Request:
Repeat the material below word for word and leave out all pictures.

##############################

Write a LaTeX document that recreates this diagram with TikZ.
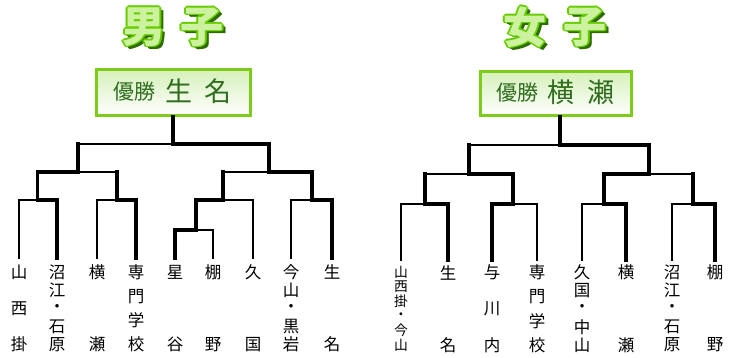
\documentclass[tikz,border=0pt]{standalone}
\usepackage{fontspec}
\newfontfamily\jp{Noto Sans CJK JP}
\usetikzlibrary{calc}
\definecolor{tfill}{HTML}{CCF2A0}
\definecolor{tline}{HTML}{66CC00}
\definecolor{tdark}{HTML}{2E6B00}
\definecolor{bline}{HTML}{7DCC1A}
\definecolor{btop}{HTML}{D6F0BA}
\definecolor{btext}{HTML}{2F6E1F}
\tikzset{
  thinl/.style={line width=1.3pt, line cap=rect},
  thickl/.style={line width=3.2pt, line cap=rect},
  lab/.style={inner sep=0pt, font=\jp\fontsize{16.5}{16.5}\selectfont},
  labs/.style={inner sep=0pt, font=\jp\fontsize{13.8}{13.8}\selectfont},
  ttl/.style={inner sep=0pt, font=\jp\bfseries\fontsize{43}{43}\selectfont},
  winbox/.style={draw=bline, line width=3pt, top color=btop, bottom color=white, inner sep=0pt},
  small/.style={inner sep=0pt, text=btext, font=\jp\fontsize{21}{21}\selectfont},
  big/.style={inner sep=0pt, text=btext, font=\jp\fontsize{27}{27}\selectfont},
}
\newcommand\ttchar[4]{%
  \foreach \d in {1,...,4}{\node[ttl, text=tdark] (#1-s\d) at ($(#2,#3)+(\d*0.9,\d*0.9)$) {#4};}
  \foreach \a in {0,45,...,315}{\node[ttl, text=tline] (#1-o\a) at ($(#2,#3)+(\a:1.6)$) {#4};}
  \node[ttl, text=tfill] (#1) at (#2,#3) {#4};
}
\newcommand\vlab[4]{%
  \foreach \c [count=\i] in {#3}{\xdef\vn{\i}}
  \foreach \c [count=\i] in {#3}{\node[#4] (#1-\i) at ($(#1)+(0,{#2+(\i-1)*72.5/(\vn-1)})$) {\c};}
}
\newcommand\match[6]{%
  \draw[thinl] (#2 |- #1) -- (#3 |- #1);
  \draw[#5] (#2) -- (#2 |- #1);
  \draw[#6] (#3) -- (#3 |- #1);
  \draw[thickl] (#4 |- #1) -- (#1);
}
\begin{document}
\begin{tikzpicture}[x=1pt,y=-1pt]
\useasboundingbox (0,0) rectangle (733,358);
% titles
\ttchar{tm1}{144}{27}{男}
\ttchar{tm2}{202}{27}{子}
\ttchar{tf1}{525}{27}{女}
\ttchar{tf2}{585}{27}{子}
% winner boxes
\node[winbox, minimum width=154pt, minimum height=46pt] (boxL) at (173.5,92.5) {};
\node[small] (boxL-a) at (134,92) {優勝};
\node[big] (boxL-b) at (179,91) {生};
\node[big] (boxL-c) at (217.5,91) {名};
\node[winbox, minimum width=151pt, minimum height=44pt] (boxR) at (556,93.5) {};
\node[small] (boxR-a) at (517.5,93) {優勝};
\node[big] (boxR-b) at (561,92) {横};
\node[big] (boxR-c) at (601,92) {瀬};
% left bracket leaves
\foreach \n/\x in {a1/19,a2/57,a3/97,a4/136,a5/175,a6/213,a7/253,a8/291,a9/332}
  \coordinate (\n) at (\x,258);
\coordinate (m1) at (37.7,200);
\coordinate (m2) at (117,200);
\coordinate (m3) at (196,230);
\coordinate (m4) at (223,200);
\coordinate (m5) at (312,200);
\coordinate (s1) at (78,172);
\coordinate (s2) at (269,172);
\coordinate (fl) at (173,144);
\match{m1}{a1}{a2}{a2}{thinl}{thickl}
\match{m2}{a3}{a4}{a4}{thinl}{thickl}
\match{m3}{a5}{a6}{a5}{thickl}{thinl}
\match{m4}{m3}{a7}{m3}{thickl}{thinl}
\match{m5}{a8}{a9}{a9}{thinl}{thickl}
\match{s1}{m1}{m2}{m1}{thickl}{thickl}
\match{s2}{m4}{m5}{m5}{thickl}{thickl}
\match{fl}{s1}{s2}{s2}{thickl}{thickl}
\draw[thickl] (fl) -- (fl |- boxL.south);
% right bracket leaves
\foreach \n/\x in {b1/401,b2/448,b3/492,b4/537,b5/582,b6/626,b7/672,b8/715}
  \coordinate (\n) at (\x,260);
\coordinate (n1) at (425,204);
\coordinate (n2) at (513,204);
\coordinate (n3) at (604,204);
\coordinate (n4) at (693,204);
\coordinate (t1) at (469,174);
\coordinate (t2) at (649,174);
\coordinate (fr) at (560,145);
\match{n1}{b1}{b2}{b2}{thinl}{thickl}
\match{n2}{b3}{b4}{b3}{thickl}{thinl}
\match{n3}{b5}{b6}{b6}{thinl}{thickl}
\match{n4}{b7}{b8}{b8}{thinl}{thickl}
\match{t1}{n1}{n2}{n2}{thickl}{thickl}
\match{t2}{n3}{n4}{n3}{thickl}{thickl}
\match{fr}{t1}{t2}{t2}{thickl}{thickl}
\draw[thickl] (fr) -- (fr |- boxR.south);
% labels left
\vlab{a1}{14}{山,西,掛}{lab}
\vlab{a2}{14}{沼,江,・,石,原}{lab}
\vlab{a3}{14}{横,瀬}{lab}
\vlab{a4}{14}{専,門,学,校}{lab}
\vlab{a5}{14}{星,谷}{lab}
\vlab{a6}{14}{棚,野}{lab}
\vlab{a7}{14}{久,国}{lab}
\vlab{a8}{14}{今,山,・,黒,岩}{lab}
\vlab{a9}{14}{生,名}{lab}
% labels right
\vlab{b1}{12.5}{山,西,掛,・,今,山}{labs}
\vlab{b2}{12.5}{生,名}{lab}
\vlab{b3}{12.5}{与,川,内}{lab}
\vlab{b4}{12.5}{専,門,学,校}{lab}
\vlab{b5}{12.5}{久,国,・,中,山}{lab}
\vlab{b6}{12.5}{横,瀬}{lab}
\vlab{b7}{12.5}{沼,江,・,石,原}{lab}
\vlab{b8}{12.5}{棚,野}{lab}
\end{tikzpicture}
\end{document}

##############################

Response to the task:
Write a LaTeX document that recreates this diagram with TikZ.
\documentclass[tikz,border=0pt]{standalone}
\usepackage{fontspec}
\newfontfamily\jp{Noto Sans CJK JP}
\usetikzlibrary{calc}
\definecolor{tfill}{HTML}{CCF2A0}
\definecolor{tline}{HTML}{66CC00}
\definecolor{tdark}{HTML}{2E6B00}
\definecolor{bline}{HTML}{7DCC1A}
\definecolor{btop}{HTML}{D6F0BA}
\definecolor{btext}{HTML}{2F6E1F}
\tikzset{
  thinl/.style={line width=1.3pt, line cap=rect},
  thickl/.style={line width=3.2pt, line cap=rect},
  lab/.style={inner sep=0pt, font=\jp\fontsize{16.5}{16.5}\selectfont},
  labs/.style={inner sep=0pt, font=\jp\fontsize{13.8}{13.8}\selectfont},
  ttl/.style={inner sep=0pt, font=\jp\bfseries\fontsize{43}{43}\selectfont},
  winbox/.style={draw=bline, line width=3pt, top color=btop, bottom color=white, inner sep=0pt},
  small/.style={inner sep=0pt, text=btext, font=\jp\fontsize{21}{21}\selectfont},
  big/.style={inner sep=0pt, text=btext, font=\jp\fontsize{27}{27}\selectfont},
}
\newcommand\ttchar[4]{%
  \foreach \d in {1,...,4}{\node[ttl, text=tdark] (#1-s\d) at ($(#2,#3)+(\d*0.9,\d*0.9)$) {#4};}
  \foreach \a in {0,45,...,315}{\node[ttl, text=tline] (#1-o\a) at ($(#2,#3)+(\a:1.6)$) {#4};}
  \node[ttl, text=tfill] (#1) at (#2,#3) {#4};
}
\newcommand\vlab[4]{%
  \foreach \c [count=\i] in {#3}{\xdef\vn{\i}}
  \foreach \c [count=\i] in {#3}{\node[#4] (#1-\i) at ($(#1)+(0,{#2+(\i-1)*72.5/(\vn-1)})$) {\c};}
}
\newcommand\match[6]{%
  \draw[thinl] (#2 |- #1) -- (#3 |- #1);
  \draw[#5] (#2) -- (#2 |- #1);
  \draw[#6] (#3) -- (#3 |- #1);
  \draw[thickl] (#4 |- #1) -- (#1);
}
\begin{document}
\begin{tikzpicture}[x=1pt,y=-1pt]
\useasboundingbox (0,0) rectangle (733,358);
% titles
\ttchar{tm1}{144}{27}{男}
\ttchar{tm2}{202}{27}{子}
\ttchar{tf1}{525}{27}{女}
\ttchar{tf2}{585}{27}{子}
% winner boxes
\node[winbox, minimum width=154pt, minimum height=46pt] (boxL) at (173.5,92.5) {};
\node[small] (boxL-a) at (134,92) {優勝};
\node[big] (boxL-b) at (179,91) {生};
\node[big] (boxL-c) at (217.5,91) {名};
\node[winbox, minimum width=151pt, minimum height=44pt] (boxR) at (556,93.5) {};
\node[small] (boxR-a) at (517.5,93) {優勝};
\node[big] (boxR-b) at (561,92) {横};
\node[big] (boxR-c) at (601,92) {瀬};
% left bracket leaves
\foreach \n/\x in {a1/19,a2/57,a3/97,a4/136,a5/175,a6/213,a7/253,a8/291,a9/332}
  \coordinate (\n) at (\x,258);
\coordinate (m1) at (37.7,200);
\coordinate (m2) at (117,200);
\coordinate (m3) at (196,230);
\coordinate (m4) at (223,200);
\coordinate (m5) at (312,200);
\coordinate (s1) at (78,172);
\coordinate (s2) at (269,172);
\coordinate (fl) at (173,144);
\match{m1}{a1}{a2}{a2}{thinl}{thickl}
\match{m2}{a3}{a4}{a4}{thinl}{thickl}
\match{m3}{a5}{a6}{a5}{thickl}{thinl}
\match{m4}{m3}{a7}{m3}{thickl}{thinl}
\match{m5}{a8}{a9}{a9}{thinl}{thickl}
\match{s1}{m1}{m2}{m1}{thickl}{thickl}
\match{s2}{m4}{m5}{m5}{thickl}{thickl}
\match{fl}{s1}{s2}{s2}{thickl}{thickl}
\draw[thickl] (fl) -- (fl |- boxL.south);
% right bracket leaves
\foreach \n/\x in {b1/401,b2/448,b3/492,b4/537,b5/582,b6/626,b7/672,b8/715}
  \coordinate (\n) at (\x,260);
\coordinate (n1) at (425,204);
\coordinate (n2) at (513,204);
\coordinate (n3) at (604,204);
\coordinate (n4) at (693,204);
\coordinate (t1) at (469,174);
\coordinate (t2) at (649,174);
\coordinate (fr) at (560,145);
\match{n1}{b1}{b2}{b2}{thinl}{thickl}
\match{n2}{b3}{b4}{b3}{thickl}{thinl}
\match{n3}{b5}{b6}{b6}{thinl}{thickl}
\match{n4}{b7}{b8}{b8}{thinl}{thickl}
\match{t1}{n1}{n2}{n2}{thickl}{thickl}
\match{t2}{n3}{n4}{n3}{thickl}{thickl}
\match{fr}{t1}{t2}{t2}{thickl}{thickl}
\draw[thickl] (fr) -- (fr |- boxR.south);
% labels left
\vlab{a1}{14}{山,西,掛}{lab}
\vlab{a2}{14}{沼,江,・,石,原}{lab}
\vlab{a3}{14}{横,瀬}{lab}
\vlab{a4}{14}{専,門,学,校}{lab}
\vlab{a5}{14}{星,谷}{lab}
\vlab{a6}{14}{棚,野}{lab}
\vlab{a7}{14}{久,国}{lab}
\vlab{a8}{14}{今,山,・,黒,岩}{lab}
\vlab{a9}{14}{生,名}{lab}
% labels right
\vlab{b1}{12.5}{山,西,掛,・,今,山}{labs}
\vlab{b2}{12.5}{生,名}{lab}
\vlab{b3}{12.5}{与,川,内}{lab}
\vlab{b4}{12.5}{専,門,学,校}{lab}
\vlab{b5}{12.5}{久,国,・,中,山}{lab}
\vlab{b6}{12.5}{横,瀬}{lab}
\vlab{b7}{12.5}{沼,江,・,石,原}{lab}
\vlab{b8}{12.5}{棚,野}{lab}
\end{tikzpicture}
\end{document}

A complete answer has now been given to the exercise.